**EXERCISE BRIEF:** Write the lines out exactly as they stand, from the one containing "Rebuild this UI as HTML. Inline all styles." through the one containing "F → id</div>", and only those. Omit pictures.

**SUPPLIED MATERIAL:**
━━━

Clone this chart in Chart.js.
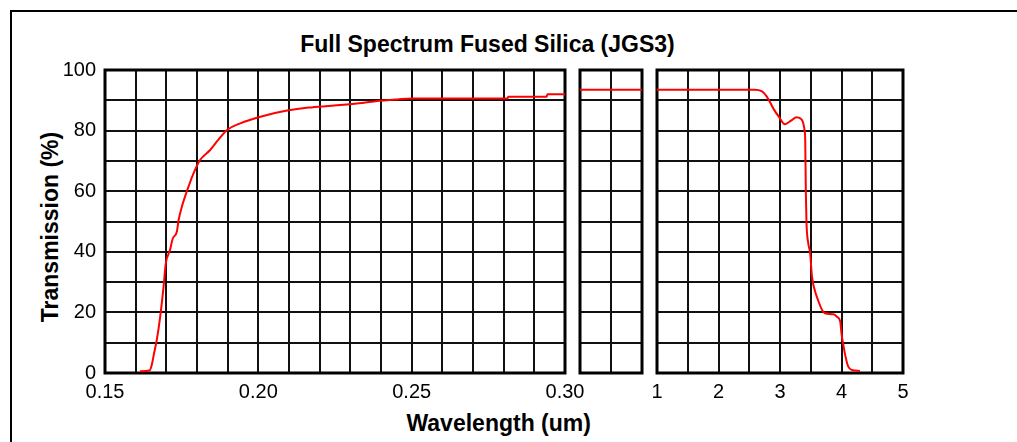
<!DOCTYPE html>
<html><head><meta charset="utf-8">
<script src="https://cdn.jsdelivr.net/npm/chart.js@4.4.1/dist/chart.umd.min.js"></script>
<style>
html,body{margin:0;padding:0;background:#fff;overflow:hidden;width:1017px;height:442px;}
#wrap{position:relative;width:1017px;height:442px;overflow:hidden;font-family:"Liberation Sans",Arial,sans-serif;background:#fff;}
#frame{position:absolute;left:10px;top:10px;width:1100px;height:500px;border-left:2px solid #000;border-top:2px solid #000;}
canvas{position:absolute;top:0;}
.t{position:absolute;font-weight:bold;font-size:23px;line-height:23px;white-space:nowrap;color:#000;}
</style></head><body>
<div id="wrap">
<div id="frame"></div>
<div class="t" id="title" style="left:487.5px;top:33px;transform:translateX(-50%)">Full Spectrum Fused Silica (JGS3)</div>
<div class="t" id="xt" style="left:498.7px;top:411.5px;transform:translateX(-50%)">Wavelength (um)</div>
<div class="t" id="yt" style="left:49.7px;top:226.7px;transform:translate(-50%,-50%) rotate(-90deg)">Transmission (%)</div>
<canvas id="cL" width="595" height="442" style="left:0px"></canvas>
<canvas id="cM" width="78" height="442" style="left:572px"></canvas>
<canvas id="cR" width="310" height="442" style="left:630px"></canvas>
</div>
<script>
// ---- data ----
const yTickLabels = ['0', '20', '40', '60', '80', '100'];
const leftTickLabels = ['0.15', '0.20', '0.25', '0.30'];
const rightTickLabels = ['1', '2', '3', '4', '5'];

const leftX = [0.1614, 0.1645, 0.1652, 0.1660, 0.1669, 0.1680, 0.1691, 0.1698, 0.1712, 0.1721, 0.1734, 0.1740, 0.1751, 0.1767, 0.1789, 0.1810, 0.1843, 0.1870, 0.1898, 0.1941, 0.2007, 0.2094, 0.2164, 0.2240, 0.2328, 0.2382, 0.2453, 0.2500, 0.2812, 0.2815, 0.2940, 0.2943, 0.3000];
const leftY = [0.6, 0.8, 2.5, 6.5, 11, 18.6, 28.5, 36, 40.6, 44.4, 46.5, 50.5, 55, 60, 66, 70.3, 73.6, 77, 80.2, 82.4, 84.6, 86.6, 87.6, 88.2, 89.0, 89.7, 90.3, 90.6, 90.6, 91.2, 91.2, 92.0, 92.0];

const midX = [0, 2];
const midY = [93.5, 93.5];

const rightX = [1.0, 2.59, 2.70, 2.78, 2.90, 2.98, 3.08, 3.18, 3.27, 3.35, 3.40, 3.41, 3.42, 3.43, 3.46, 3.49, 3.52, 3.57, 3.62, 3.68, 3.73, 3.87, 3.93, 3.98, 4.00, 4.03, 4.07, 4.11, 4.17, 4.30];
const rightY = [93.5, 93.5, 93, 91.4, 87, 84.6, 82.1, 83.3, 84.4, 83.7, 80, 77, 60, 50, 42.8, 39.6, 31.8, 27, 24, 21, 19.7, 19.4, 18.5, 16.9, 13, 9.2, 5, 2.1, 1, 0.7];

// ---- helpers ----
function pts(xs, ys) { return xs.map((x, i) => ({ x: x, y: ys[i] })); }

Chart.defaults.font.family = '"Liberation Sans", Arial, sans-serif';
Chart.defaults.color = '#000';

const borderPlugin = {
  id: 'panelBorder',
  beforeDatasetsDraw(chart) {
    const ctx = chart.ctx, a = chart.chartArea;
    ctx.save();
    ctx.strokeStyle = '#000';
    ctx.lineWidth = 3;
    ctx.strokeRect(a.left, a.top, a.right - a.left, a.bottom - a.top);
    ctx.restore();
  }
};

const gridOpts = { color: '#111', lineWidth: 2, drawTicks: false };

function yScale(showLabels) {
  return {
    type: 'linear', min: 0, max: 100,
    border: { display: false },
    grid: gridOpts,
    ticks: {
      display: showLabels, stepSize: 10, padding: 9, autoSkip: false,
      font: { size: 20 }, color: '#000',
      callback: (v) => { const s = String(Math.round(v)); return yTickLabels.includes(s) ? s : ''; }
    },
    afterFit: (s) => { s.width = showLabels ? 50 : 0; }
  };
}

function xScale(min, max, step, labels, showLabels) {
  return {
    type: 'linear', min: min, max: max,
    border: { display: false },
    grid: gridOpts,
    ticks: {
      display: showLabels, stepSize: step, padding: 7, autoSkip: false, maxRotation: 0, minRotation: 0,
      font: { size: 20 }, color: '#000',
      callback: (v) => {
        if (!labels) return '';
        const s2 = Number(v).toFixed(2);
        if (labels.includes(s2)) return s2;
        const s0 = String(Number(Number(v).toFixed(3)));
        return labels.includes(s0) ? s0 : '';
      }
    },
    afterFit: (s) => { s.height = showLabels ? 30 : 0; }
  };
}

function makeChart(id, data, xs, ys, padding) {
  return new Chart(document.getElementById(id), {
    type: 'line',
    data: { datasets: [{
      data: data, borderColor: '#ff0000', borderWidth: 2, pointRadius: 0,
      fill: false, cubicInterpolationMode: 'monotone'
    }] },
    options: {
      responsive: false, animation: false, events: [],
      layout: { padding: padding },
      plugins: { legend: { display: false }, tooltip: { enabled: false }, title: { display: false } },
      scales: { x: xs, y: ys }
    },
    plugins: [borderPlugin]
  });
}

makeChart('cL', pts(leftX, leftY),
  xScale(0.15, 0.30, 0.01, leftTickLabels, true), yScale(true),
  { left: 55, top: 70, right: 30, bottom: 39 });

makeChart('cM', pts(midX, midY),
  xScale(0, 2, 1, null, false), yScale(false),
  { left: 8, top: 70, right: 8, bottom: 69 });

makeChart('cR', pts(rightX, rightY),
  xScale(1, 5, 0.5, rightTickLabels, true), yScale(false),
  { left: 27, top: 70, right: 37, bottom: 39 });
</script>
</body></html>
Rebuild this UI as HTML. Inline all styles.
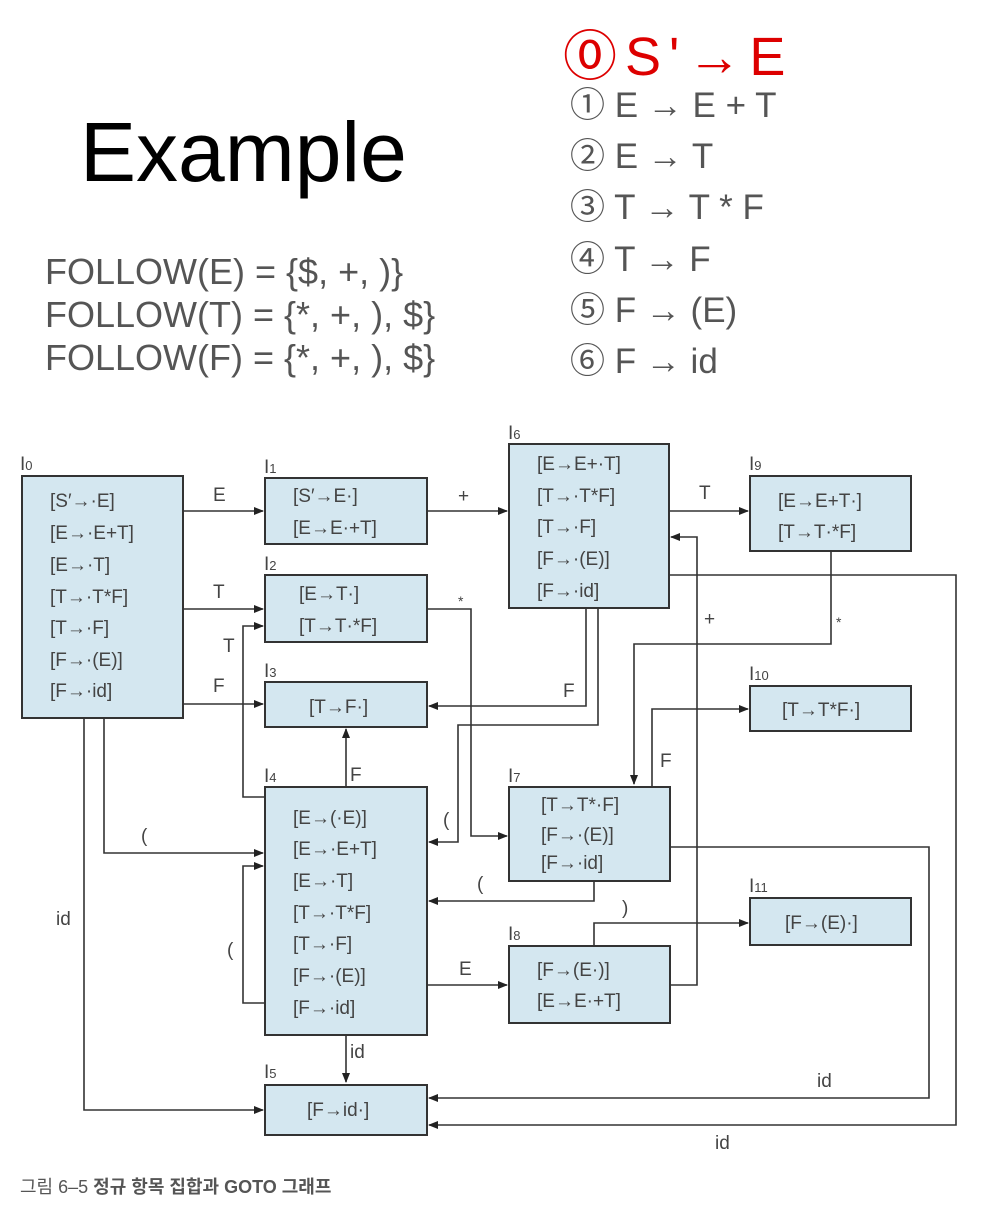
<!DOCTYPE html>
<html><head><meta charset="utf-8"><style>
html,body{margin:0;padding:0;background:#fff;}
body{width:1000px;height:1208px;position:relative;overflow:hidden;font-family:"Liberation Sans","Noto Sans CJK KR",sans-serif;}
.t{position:absolute;white-space:nowrap;}
</style></head><body>
<div class="t" style="left:80px;top:104px;font-size:84px;color:#000;">Example</div>
<div class="t" style="left:45px;top:250px;font-size:36px;color:#555;line-height:43px;">FOLLOW(E) = {$, +, )}<br>FOLLOW(T) = {*, +, ), $}<br>FOLLOW(F) = {*, +, ), $}</div>
<div class="t" style="left:563px;top:12px;font-size:54px;color:#d00;letter-spacing:8px;font-family:'Liberation Sans',sans-serif;">⓪S'→E</div>
<div class="t" style="left:570px;top:80px;font-size:35px;color:#555;line-height:51.2px;">① E → E + T<br>② E → T<br>③ T → T * F<br>④ T → F<br>⑤ F → (E)<br>⑥ F → id</div>

<svg width="1000" height="1208" style="position:absolute;left:0;top:0" xmlns="http://www.w3.org/2000/svg">
<defs><marker id="a" markerWidth="10" markerHeight="8" refX="9" refY="4" orient="auto" markerUnits="userSpaceOnUse"><path d="M0,0 L10,4 L0,8 z" fill="#222"/></marker></defs>
<g fill="#d4e7f0" stroke="#333" stroke-width="2">
<rect x="22" y="476" width="161" height="242"/>
<rect x="265" y="478" width="162" height="66"/>
<rect x="265" y="575" width="162" height="67"/>
<rect x="265" y="682" width="162" height="45"/>
<rect x="265" y="787" width="162" height="248"/>
<rect x="265" y="1085" width="162" height="50"/>
<rect x="509" y="444" width="160" height="164"/>
<rect x="509" y="787" width="161" height="94"/>
<rect x="509" y="946" width="161" height="77"/>
<rect x="750" y="476" width="161" height="75"/>
<rect x="750" y="686" width="161" height="45"/>
<rect x="750" y="898" width="161" height="47"/>
</g>
<g fill="none" stroke="#333" stroke-width="1.6" marker-end="url(#a)">
<path d="M183,511 H263"/>
<path d="M427,511 H507"/>
<path d="M183,609 H263"/>
<path d="M265,797 H243 V626 H263"/>
<path d="M183,704 H263"/>
<path d="M427,609 H471 V836 H507"/>
<path d="M586,608 V706 H429"/>
<path d="M598,608 V725 H458 V842 H429"/>
<path d="M669,511 H748"/>
<path d="M670,985 H697 V537 H671"/>
<path d="M669,575 H956 V1125 H429"/>
<path d="M831,551 V644 H634 V784"/>
<path d="M652,787 V709 H748"/>
<path d="M670,847 H929 V1098 H429"/>
<path d="M594,881 V901 H429"/>
<path d="M594,946 V923 H748"/>
<path d="M427,985 H507"/>
<path d="M265,1003 H243 V866 H263"/>
<path d="M346,787 V729"/>
<path d="M346,1035 V1082"/>
<path d="M104,718 V853 H263"/>
<path d="M84,718 V1110 H263"/>
</g>
<g font-family="Liberation Sans, sans-serif" font-size="19" fill="#444">
<text x="20" y="470">I<tspan font-size="13">0</tspan></text>
<text x="264" y="473">I<tspan font-size="13">1</tspan></text>
<text x="264" y="570">I<tspan font-size="13">2</tspan></text>
<text x="264" y="677">I<tspan font-size="13">3</tspan></text>
<text x="264" y="782">I<tspan font-size="13">4</tspan></text>
<text x="264" y="1078">I<tspan font-size="13">5</tspan></text>
<text x="508" y="439">I<tspan font-size="13">6</tspan></text>
<text x="508" y="782">I<tspan font-size="13">7</tspan></text>
<text x="508" y="940">I<tspan font-size="13">8</tspan></text>
<text x="749" y="470">I<tspan font-size="13">9</tspan></text>
<text x="749" y="680">I<tspan font-size="13">10</tspan></text>
<text x="749" y="892">I<tspan font-size="13">11</tspan></text>
</g>
<g font-family="Liberation Sans, sans-serif" font-size="19" fill="#444">
<text x="50" y="507">[S′→·E]</text>
<text x="50" y="539">[E→·E+T]</text>
<text x="50" y="571">[E→·T]</text>
<text x="50" y="603">[T→·T*F]</text>
<text x="50" y="634">[T→·F]</text>
<text x="50" y="666">[F→·(E)]</text>
<text x="50" y="697">[F→·id]</text>
<text x="293" y="502">[S′→E·]</text>
<text x="293" y="534">[E→E·+T]</text>
<text x="299" y="600">[E→T·]</text>
<text x="299" y="632">[T→T·*F]</text>
<text x="309" y="713">[T→F·]</text>
<text x="293" y="824">[E→(·E)]</text>
<text x="293" y="855">[E→·E+T]</text>
<text x="293" y="887">[E→·T]</text>
<text x="293" y="919">[T→·T*F]</text>
<text x="293" y="950">[T→·F]</text>
<text x="293" y="982">[F→·(E)]</text>
<text x="293" y="1014">[F→·id]</text>
<text x="307" y="1116">[F→id·]</text>
<text x="537" y="470">[E→E+·T]</text>
<text x="537" y="502">[T→·T*F]</text>
<text x="537" y="533">[T→·F]</text>
<text x="537" y="565">[F→·(E)]</text>
<text x="537" y="597">[F→·id]</text>
<text x="541" y="811">[T→T*·F]</text>
<text x="541" y="841">[F→·(E)]</text>
<text x="541" y="869">[F→·id]</text>
<text x="537" y="976">[F→(E·)]</text>
<text x="537" y="1007">[E→E·+T]</text>
<text x="778" y="507">[E→E+T·]</text>
<text x="778" y="538">[T→T·*F]</text>
<text x="782" y="716">[T→T*F·]</text>
<text x="785" y="929">[F→(E)·]</text>
</g>
<g font-family="Liberation Sans, sans-serif" font-size="19" fill="#444">
<text x="213" y="501">E</text>
<text x="458" y="502">+</text>
<text x="213" y="598">T</text>
<text x="223" y="652">T</text>
<text x="213" y="692">F</text>
<text x="458" y="606" font-size="14">*</text>
<text x="563" y="697">F</text>
<text x="443" y="826">(</text>
<text x="699" y="499">T</text>
<text x="704" y="625">+</text>
<text x="836" y="627" font-size="14">*</text>
<text x="660" y="767">F</text>
<text x="350" y="781">F</text>
<text x="477" y="890">(</text>
<text x="622" y="914">)</text>
<text x="459" y="975">E</text>
<text x="227" y="956">(</text>
<text x="350" y="1058">id</text>
<text x="141" y="842">(</text>
<text x="56" y="925">id</text>
<text x="817" y="1087">id</text>
<text x="715" y="1149">id</text>
</g>
</svg>
<div class="t" style="left:20px;top:1173px;font-size:18px;color:#555;font-family:'Liberation Sans','Noto Sans CJK KR',sans-serif;">그림 6–5 <b>정규 항목 집합과 GOTO 그래프</b></div>
</body></html>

━━━

**EXERCISE RESPONSE:**
Rebuild this UI as HTML. Inline all styles.
<!DOCTYPE html>
<html><head><meta charset="utf-8"><style>
html,body{margin:0;padding:0;background:#fff;}
body{width:1000px;height:1208px;position:relative;overflow:hidden;font-family:"Liberation Sans","Noto Sans CJK KR",sans-serif;}
.t{position:absolute;white-space:nowrap;}
</style></head><body>
<div class="t" style="left:80px;top:104px;font-size:84px;color:#000;">Example</div>
<div class="t" style="left:45px;top:250px;font-size:36px;color:#555;line-height:43px;">FOLLOW(E) = {$, +, )}<br>FOLLOW(T) = {*, +, ), $}<br>FOLLOW(F) = {*, +, ), $}</div>
<div class="t" style="left:563px;top:12px;font-size:54px;color:#d00;letter-spacing:8px;font-family:'Liberation Sans',sans-serif;">⓪S'→E</div>
<div class="t" style="left:570px;top:80px;font-size:35px;color:#555;line-height:51.2px;">① E → E + T<br>② E → T<br>③ T → T * F<br>④ T → F<br>⑤ F → (E)<br>⑥ F → id</div>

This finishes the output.